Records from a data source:
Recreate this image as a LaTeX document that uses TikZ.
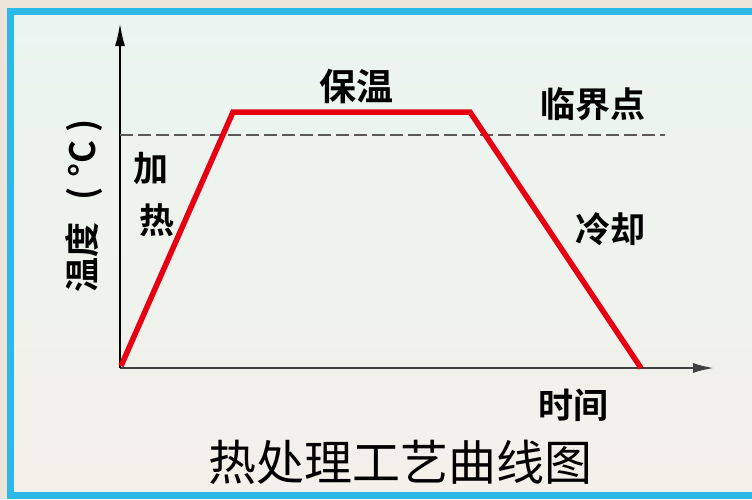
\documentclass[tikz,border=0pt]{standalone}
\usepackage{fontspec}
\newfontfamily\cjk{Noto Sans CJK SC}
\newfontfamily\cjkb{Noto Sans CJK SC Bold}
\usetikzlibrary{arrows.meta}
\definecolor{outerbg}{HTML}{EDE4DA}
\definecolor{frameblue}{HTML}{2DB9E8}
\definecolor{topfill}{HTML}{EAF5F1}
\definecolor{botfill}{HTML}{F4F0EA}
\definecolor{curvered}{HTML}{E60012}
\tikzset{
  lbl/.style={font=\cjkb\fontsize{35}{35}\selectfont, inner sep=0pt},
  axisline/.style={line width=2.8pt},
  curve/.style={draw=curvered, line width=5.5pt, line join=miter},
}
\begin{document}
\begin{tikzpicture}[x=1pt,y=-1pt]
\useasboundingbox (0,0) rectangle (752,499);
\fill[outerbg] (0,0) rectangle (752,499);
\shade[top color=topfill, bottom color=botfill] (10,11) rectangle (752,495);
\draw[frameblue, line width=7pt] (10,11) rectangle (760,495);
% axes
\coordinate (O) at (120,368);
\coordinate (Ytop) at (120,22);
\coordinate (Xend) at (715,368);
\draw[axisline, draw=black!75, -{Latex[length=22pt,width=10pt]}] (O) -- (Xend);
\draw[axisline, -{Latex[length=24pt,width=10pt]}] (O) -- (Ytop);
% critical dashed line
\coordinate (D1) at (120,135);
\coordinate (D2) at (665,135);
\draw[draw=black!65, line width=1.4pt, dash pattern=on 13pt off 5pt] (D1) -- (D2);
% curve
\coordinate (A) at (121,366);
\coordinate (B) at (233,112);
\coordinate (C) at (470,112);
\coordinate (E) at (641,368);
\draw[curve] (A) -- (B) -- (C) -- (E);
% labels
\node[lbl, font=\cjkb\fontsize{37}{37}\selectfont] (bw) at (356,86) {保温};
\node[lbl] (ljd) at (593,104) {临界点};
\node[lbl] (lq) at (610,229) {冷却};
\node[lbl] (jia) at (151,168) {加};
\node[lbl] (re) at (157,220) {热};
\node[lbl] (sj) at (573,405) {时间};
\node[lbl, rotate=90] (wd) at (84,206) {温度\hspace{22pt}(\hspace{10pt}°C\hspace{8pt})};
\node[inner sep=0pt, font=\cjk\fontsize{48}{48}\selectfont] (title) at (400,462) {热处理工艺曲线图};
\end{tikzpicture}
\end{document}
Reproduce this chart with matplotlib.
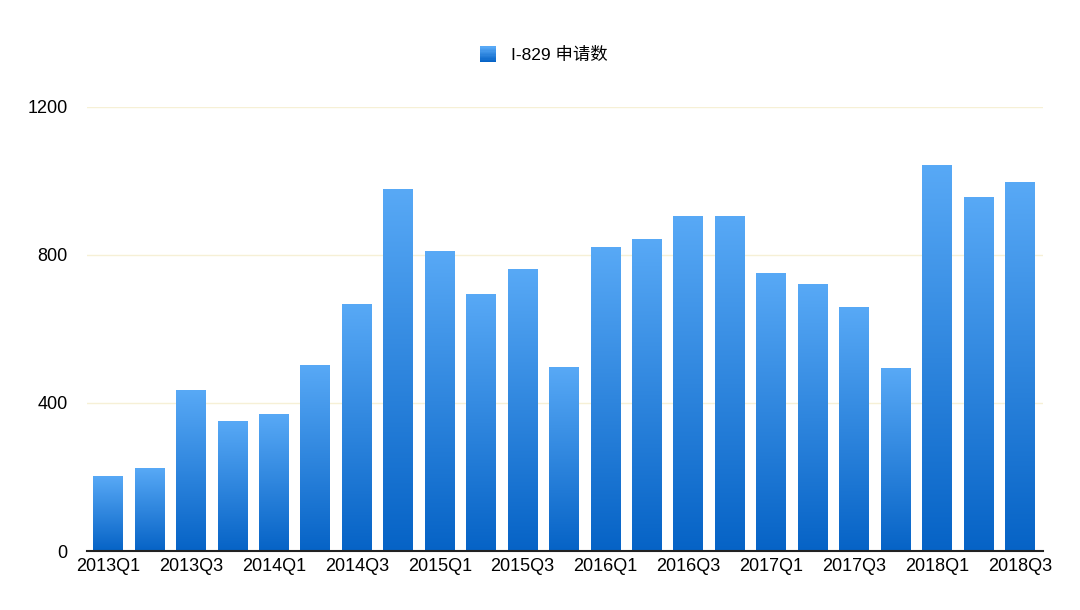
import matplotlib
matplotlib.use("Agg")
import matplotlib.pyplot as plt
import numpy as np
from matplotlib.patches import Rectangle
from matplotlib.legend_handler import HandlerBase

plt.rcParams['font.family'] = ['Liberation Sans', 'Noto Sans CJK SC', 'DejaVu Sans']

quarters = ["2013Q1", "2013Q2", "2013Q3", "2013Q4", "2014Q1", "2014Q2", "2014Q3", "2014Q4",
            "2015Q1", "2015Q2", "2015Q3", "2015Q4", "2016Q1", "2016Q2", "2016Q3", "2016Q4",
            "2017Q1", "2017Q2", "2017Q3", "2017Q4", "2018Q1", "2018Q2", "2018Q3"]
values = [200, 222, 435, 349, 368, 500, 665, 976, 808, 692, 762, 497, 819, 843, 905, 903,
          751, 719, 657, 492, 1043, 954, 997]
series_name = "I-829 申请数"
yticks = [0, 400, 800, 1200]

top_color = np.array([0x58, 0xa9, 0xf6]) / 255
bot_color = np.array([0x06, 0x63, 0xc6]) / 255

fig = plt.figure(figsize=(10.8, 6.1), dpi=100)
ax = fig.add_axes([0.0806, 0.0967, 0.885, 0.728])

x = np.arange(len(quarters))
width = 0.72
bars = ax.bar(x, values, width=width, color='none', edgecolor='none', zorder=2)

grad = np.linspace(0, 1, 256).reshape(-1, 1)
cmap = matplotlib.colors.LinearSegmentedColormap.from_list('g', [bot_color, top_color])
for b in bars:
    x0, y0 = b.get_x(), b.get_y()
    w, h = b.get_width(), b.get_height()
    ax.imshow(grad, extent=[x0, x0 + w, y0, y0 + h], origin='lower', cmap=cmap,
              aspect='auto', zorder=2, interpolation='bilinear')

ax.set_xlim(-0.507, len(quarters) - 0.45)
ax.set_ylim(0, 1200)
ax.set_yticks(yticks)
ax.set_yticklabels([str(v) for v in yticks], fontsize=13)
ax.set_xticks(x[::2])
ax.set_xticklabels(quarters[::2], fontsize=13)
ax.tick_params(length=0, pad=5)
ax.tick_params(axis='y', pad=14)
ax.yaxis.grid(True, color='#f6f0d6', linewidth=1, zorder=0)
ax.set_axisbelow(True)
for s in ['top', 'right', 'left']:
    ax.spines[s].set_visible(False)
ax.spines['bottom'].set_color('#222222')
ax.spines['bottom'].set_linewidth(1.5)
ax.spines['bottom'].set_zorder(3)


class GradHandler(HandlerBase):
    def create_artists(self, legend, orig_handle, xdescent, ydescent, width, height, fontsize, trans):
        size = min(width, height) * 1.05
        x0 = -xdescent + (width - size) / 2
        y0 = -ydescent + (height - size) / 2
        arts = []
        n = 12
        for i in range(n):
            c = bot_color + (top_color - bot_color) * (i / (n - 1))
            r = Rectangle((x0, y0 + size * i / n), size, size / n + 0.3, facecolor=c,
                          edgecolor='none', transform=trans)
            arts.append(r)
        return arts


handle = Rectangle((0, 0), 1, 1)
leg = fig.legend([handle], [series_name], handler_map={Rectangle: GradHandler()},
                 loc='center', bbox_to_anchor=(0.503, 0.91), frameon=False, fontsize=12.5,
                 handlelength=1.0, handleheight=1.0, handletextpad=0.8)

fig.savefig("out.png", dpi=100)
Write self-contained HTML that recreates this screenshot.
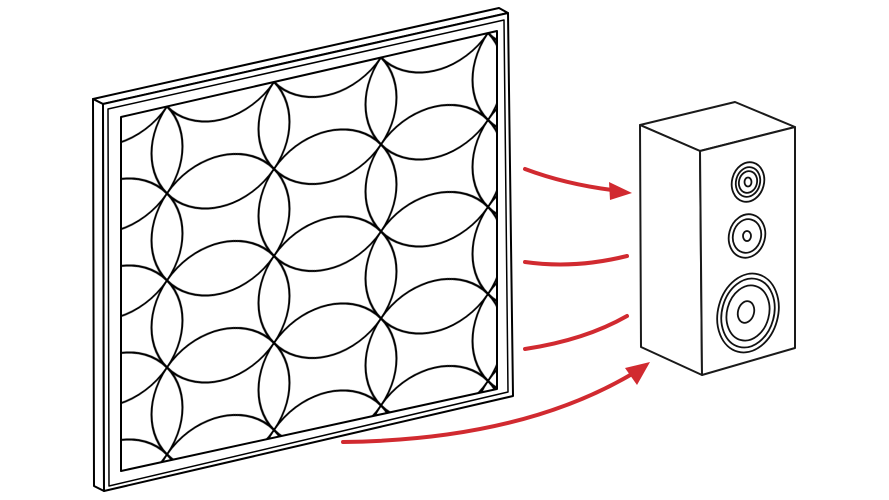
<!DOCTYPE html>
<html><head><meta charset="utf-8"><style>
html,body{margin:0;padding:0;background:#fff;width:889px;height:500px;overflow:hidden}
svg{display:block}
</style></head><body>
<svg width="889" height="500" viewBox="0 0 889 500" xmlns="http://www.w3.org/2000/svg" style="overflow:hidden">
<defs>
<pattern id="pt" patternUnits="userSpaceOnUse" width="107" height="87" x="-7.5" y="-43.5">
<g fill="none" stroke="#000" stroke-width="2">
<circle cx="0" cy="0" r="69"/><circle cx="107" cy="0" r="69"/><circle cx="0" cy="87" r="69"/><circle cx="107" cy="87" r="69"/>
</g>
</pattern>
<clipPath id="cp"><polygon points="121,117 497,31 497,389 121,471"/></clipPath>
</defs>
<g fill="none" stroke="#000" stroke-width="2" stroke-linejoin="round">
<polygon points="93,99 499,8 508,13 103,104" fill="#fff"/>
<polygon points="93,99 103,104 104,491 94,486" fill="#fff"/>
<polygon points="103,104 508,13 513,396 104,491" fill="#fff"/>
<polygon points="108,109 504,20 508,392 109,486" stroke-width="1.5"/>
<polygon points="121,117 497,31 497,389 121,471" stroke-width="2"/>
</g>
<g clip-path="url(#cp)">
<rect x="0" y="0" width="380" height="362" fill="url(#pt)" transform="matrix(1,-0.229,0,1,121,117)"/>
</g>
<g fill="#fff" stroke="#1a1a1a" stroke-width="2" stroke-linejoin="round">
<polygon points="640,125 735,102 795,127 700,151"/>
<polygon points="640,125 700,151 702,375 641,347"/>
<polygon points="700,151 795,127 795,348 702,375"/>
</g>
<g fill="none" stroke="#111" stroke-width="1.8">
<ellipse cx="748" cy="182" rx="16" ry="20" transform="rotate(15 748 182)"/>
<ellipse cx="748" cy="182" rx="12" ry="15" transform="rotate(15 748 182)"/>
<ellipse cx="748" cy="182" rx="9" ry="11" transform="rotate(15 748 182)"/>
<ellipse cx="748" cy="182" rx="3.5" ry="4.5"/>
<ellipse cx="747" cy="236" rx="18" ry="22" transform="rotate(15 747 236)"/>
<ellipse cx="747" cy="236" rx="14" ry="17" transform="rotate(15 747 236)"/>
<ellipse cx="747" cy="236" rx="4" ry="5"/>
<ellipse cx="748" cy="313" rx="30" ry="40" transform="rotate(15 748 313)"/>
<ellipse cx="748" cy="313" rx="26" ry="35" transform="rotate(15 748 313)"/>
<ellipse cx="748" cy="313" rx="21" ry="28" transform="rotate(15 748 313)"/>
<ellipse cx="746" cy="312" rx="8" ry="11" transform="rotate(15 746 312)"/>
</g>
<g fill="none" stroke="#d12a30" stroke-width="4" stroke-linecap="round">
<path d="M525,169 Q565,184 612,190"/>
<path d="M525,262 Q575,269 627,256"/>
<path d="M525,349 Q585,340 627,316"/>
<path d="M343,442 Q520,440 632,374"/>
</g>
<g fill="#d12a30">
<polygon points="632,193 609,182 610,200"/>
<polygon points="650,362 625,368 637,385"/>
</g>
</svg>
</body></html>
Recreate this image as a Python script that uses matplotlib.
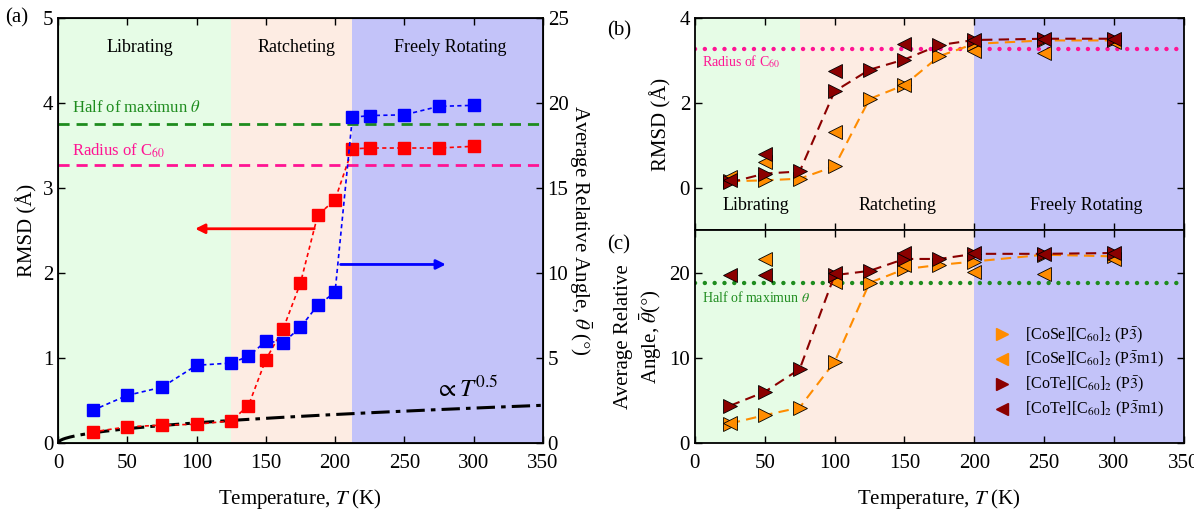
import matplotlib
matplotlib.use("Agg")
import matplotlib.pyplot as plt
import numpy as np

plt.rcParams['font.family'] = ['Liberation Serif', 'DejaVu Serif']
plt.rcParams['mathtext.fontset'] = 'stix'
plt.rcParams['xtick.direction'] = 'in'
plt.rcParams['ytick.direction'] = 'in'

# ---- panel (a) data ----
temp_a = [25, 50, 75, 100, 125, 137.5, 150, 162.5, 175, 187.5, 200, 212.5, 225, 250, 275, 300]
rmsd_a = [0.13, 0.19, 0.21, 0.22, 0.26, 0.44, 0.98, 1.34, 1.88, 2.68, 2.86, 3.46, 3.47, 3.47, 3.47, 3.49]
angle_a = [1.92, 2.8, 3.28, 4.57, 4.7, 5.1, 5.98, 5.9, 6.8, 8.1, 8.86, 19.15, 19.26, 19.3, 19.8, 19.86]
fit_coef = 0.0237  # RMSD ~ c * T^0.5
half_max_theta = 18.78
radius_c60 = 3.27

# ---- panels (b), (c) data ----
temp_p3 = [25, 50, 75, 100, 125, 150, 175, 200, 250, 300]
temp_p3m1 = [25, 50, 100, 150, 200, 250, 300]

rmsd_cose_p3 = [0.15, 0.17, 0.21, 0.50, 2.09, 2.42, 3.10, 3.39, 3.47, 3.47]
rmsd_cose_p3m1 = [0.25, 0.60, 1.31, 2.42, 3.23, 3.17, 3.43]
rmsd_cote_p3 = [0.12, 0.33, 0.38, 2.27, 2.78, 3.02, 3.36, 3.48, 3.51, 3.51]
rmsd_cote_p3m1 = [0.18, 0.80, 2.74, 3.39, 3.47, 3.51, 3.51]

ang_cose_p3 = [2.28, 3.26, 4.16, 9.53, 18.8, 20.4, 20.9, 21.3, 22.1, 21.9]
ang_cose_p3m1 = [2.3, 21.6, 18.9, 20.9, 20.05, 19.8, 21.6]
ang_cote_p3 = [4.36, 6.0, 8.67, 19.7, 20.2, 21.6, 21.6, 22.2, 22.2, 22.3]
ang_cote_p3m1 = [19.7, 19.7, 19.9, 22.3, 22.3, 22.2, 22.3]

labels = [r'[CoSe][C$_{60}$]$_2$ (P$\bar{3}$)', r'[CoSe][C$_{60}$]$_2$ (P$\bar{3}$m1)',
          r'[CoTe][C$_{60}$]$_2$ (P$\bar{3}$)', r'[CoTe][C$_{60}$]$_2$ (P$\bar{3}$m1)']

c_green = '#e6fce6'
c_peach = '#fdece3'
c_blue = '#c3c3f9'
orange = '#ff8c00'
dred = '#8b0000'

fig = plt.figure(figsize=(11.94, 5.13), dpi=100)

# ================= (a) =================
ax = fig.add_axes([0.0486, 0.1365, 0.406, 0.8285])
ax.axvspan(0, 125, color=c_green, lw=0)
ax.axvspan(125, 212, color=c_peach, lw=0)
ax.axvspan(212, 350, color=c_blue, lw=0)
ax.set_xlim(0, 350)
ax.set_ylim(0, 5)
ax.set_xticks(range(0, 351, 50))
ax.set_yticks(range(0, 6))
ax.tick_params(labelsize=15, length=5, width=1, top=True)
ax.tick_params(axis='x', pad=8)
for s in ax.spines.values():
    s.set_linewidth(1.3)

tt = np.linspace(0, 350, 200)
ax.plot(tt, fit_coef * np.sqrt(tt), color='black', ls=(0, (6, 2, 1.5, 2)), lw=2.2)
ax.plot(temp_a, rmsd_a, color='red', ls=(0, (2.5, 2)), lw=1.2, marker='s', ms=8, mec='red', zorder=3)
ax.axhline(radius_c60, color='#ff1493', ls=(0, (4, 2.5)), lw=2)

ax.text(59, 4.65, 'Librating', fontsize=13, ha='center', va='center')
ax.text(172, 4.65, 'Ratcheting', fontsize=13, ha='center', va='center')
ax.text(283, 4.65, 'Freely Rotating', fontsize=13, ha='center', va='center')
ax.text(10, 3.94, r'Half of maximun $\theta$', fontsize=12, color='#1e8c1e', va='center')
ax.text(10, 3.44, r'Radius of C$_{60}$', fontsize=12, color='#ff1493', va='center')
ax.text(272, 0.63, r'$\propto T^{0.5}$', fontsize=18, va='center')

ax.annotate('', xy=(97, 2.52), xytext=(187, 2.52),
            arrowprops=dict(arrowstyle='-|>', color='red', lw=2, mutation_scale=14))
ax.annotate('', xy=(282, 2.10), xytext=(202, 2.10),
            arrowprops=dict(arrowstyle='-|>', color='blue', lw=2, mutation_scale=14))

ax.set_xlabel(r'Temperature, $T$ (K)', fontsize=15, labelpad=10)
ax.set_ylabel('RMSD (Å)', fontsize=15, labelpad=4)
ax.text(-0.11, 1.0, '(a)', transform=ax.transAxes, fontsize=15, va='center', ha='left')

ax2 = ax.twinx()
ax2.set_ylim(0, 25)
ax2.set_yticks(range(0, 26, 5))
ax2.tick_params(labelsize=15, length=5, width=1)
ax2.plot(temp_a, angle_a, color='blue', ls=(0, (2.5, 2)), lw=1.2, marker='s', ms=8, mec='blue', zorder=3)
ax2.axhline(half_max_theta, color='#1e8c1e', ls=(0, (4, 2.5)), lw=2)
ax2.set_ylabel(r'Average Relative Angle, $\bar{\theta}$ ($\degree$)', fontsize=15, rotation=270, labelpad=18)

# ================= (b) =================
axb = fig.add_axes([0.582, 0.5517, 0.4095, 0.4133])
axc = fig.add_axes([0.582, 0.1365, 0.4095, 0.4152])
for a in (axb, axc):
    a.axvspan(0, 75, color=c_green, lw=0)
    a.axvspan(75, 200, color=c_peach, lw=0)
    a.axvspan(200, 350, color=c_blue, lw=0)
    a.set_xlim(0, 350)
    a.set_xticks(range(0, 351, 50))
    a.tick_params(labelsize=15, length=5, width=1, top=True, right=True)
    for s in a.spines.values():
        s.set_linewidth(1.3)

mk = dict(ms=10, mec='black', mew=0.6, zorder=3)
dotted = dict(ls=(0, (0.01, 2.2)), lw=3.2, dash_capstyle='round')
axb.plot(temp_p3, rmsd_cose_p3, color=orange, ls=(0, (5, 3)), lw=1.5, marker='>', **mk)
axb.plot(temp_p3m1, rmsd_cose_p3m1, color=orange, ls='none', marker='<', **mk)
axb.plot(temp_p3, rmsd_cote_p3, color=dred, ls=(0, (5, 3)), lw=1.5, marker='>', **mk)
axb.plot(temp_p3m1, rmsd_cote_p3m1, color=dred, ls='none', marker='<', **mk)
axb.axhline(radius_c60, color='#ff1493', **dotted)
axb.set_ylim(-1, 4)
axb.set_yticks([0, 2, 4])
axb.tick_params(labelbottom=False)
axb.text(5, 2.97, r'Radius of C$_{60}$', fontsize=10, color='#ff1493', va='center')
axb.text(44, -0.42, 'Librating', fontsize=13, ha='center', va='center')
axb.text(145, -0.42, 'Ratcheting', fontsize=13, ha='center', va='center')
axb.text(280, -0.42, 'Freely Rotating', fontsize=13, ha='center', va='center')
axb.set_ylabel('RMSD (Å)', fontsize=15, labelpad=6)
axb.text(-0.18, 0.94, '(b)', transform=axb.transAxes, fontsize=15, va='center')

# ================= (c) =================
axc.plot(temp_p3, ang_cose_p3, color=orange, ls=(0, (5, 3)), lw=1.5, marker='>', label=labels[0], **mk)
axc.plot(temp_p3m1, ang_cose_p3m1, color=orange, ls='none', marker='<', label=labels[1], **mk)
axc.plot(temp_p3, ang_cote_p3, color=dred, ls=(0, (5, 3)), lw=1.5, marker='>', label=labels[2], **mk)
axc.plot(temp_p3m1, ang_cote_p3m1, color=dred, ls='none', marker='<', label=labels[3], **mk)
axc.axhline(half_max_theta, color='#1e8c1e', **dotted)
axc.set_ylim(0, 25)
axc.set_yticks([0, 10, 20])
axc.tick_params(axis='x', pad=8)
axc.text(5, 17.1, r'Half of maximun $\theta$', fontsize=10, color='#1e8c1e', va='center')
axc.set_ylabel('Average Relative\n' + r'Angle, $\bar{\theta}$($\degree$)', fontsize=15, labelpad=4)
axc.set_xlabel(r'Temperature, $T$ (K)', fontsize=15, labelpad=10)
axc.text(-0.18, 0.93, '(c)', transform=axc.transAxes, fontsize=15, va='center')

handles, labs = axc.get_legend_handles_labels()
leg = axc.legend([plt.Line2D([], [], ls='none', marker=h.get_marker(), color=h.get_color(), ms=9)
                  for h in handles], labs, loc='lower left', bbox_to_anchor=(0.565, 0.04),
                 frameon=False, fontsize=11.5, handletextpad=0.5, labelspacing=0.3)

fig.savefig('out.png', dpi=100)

DIRECTIONS FOR THIS TASK →
Exactly as they appear, print the lines of the listing above from its first line through the line that contains "from matplotlib.legend_handler import", minus the pictures.

EXERCISE ANSWER →
Recreate this image as a LaTeX document that uses TikZ.
\documentclass[tikz,border=0pt]{standalone}
\usepackage{fontspec}
\newfontfamily\cjk{Noto Sans CJK SC}
\newfontfamily\cjkb{Noto Sans CJK SC Bold}
\usetikzlibrary{arrows.meta}
\definecolor{outerbg}{HTML}{EDE4DA}
\definecolor{frameblue}{HTML}{2DB9E8}
\definecolor{topfill}{HTML}{EAF5F1}
\definecolor{botfill}{HTML}{F4F0EA}
\definecolor{curvered}{HTML}{E60012}
\tikzset{
  lbl/.style={font=\cjkb\fontsize{35}{35}\selectfont, inner sep=0pt},
  axisline/.style={line width=2.8pt},
  curve/.style={draw=curvered, line width=5.5pt, line join=miter},
}
\begin{document}
\begin{tikzpicture}[x=1pt,y=-1pt]
\useasboundingbox (0,0) rectangle (752,499);
\fill[outerbg] (0,0) rectangle (752,499);
\shade[top color=topfill, bottom color=botfill] (10,11) rectangle (752,495);
\draw[frameblue, line width=7pt] (10,11) rectangle (760,495);
% axes
\coordinate (O) at (120,368);
\coordinate (Ytop) at (120,22);
\coordinate (Xend) at (715,368);
\draw[axisline, draw=black!75, -{Latex[length=22pt,width=10pt]}] (O) -- (Xend);
\draw[axisline, -{Latex[length=24pt,width=10pt]}] (O) -- (Ytop);
% critical dashed line
\coordinate (D1) at (120,135);
\coordinate (D2) at (665,135);
\draw[draw=black!65, line width=1.4pt, dash pattern=on 13pt off 5pt] (D1) -- (D2);
% curve
\coordinate (A) at (121,366);
\coordinate (B) at (233,112);
\coordinate (C) at (470,112);
\coordinate (E) at (641,368);
\draw[curve] (A) -- (B) -- (C) -- (E);
% labels
\node[lbl, font=\cjkb\fontsize{37}{37}\selectfont] (bw) at (356,86) {保温};
\node[lbl] (ljd) at (593,104) {临界点};
\node[lbl] (lq) at (610,229) {冷却};
\node[lbl] (jia) at (151,168) {加};
\node[lbl] (re) at (157,220) {热};
\node[lbl] (sj) at (573,405) {时间};
\node[lbl, rotate=90] (wd) at (84,206) {温度\hspace{22pt}(\hspace{10pt}°C\hspace{8pt})};
\node[inner sep=0pt, font=\cjk\fontsize{48}{48}\selectfont] (title) at (400,462) {热处理工艺曲线图};
\end{tikzpicture}
\end{document}
Reproduce this chart with matplotlib.
import matplotlib
matplotlib.use("Agg")
import matplotlib.pyplot as plt
import numpy as np
from matplotlib.patches import Rectangle
from matplotlib.legend_handler import HandlerBase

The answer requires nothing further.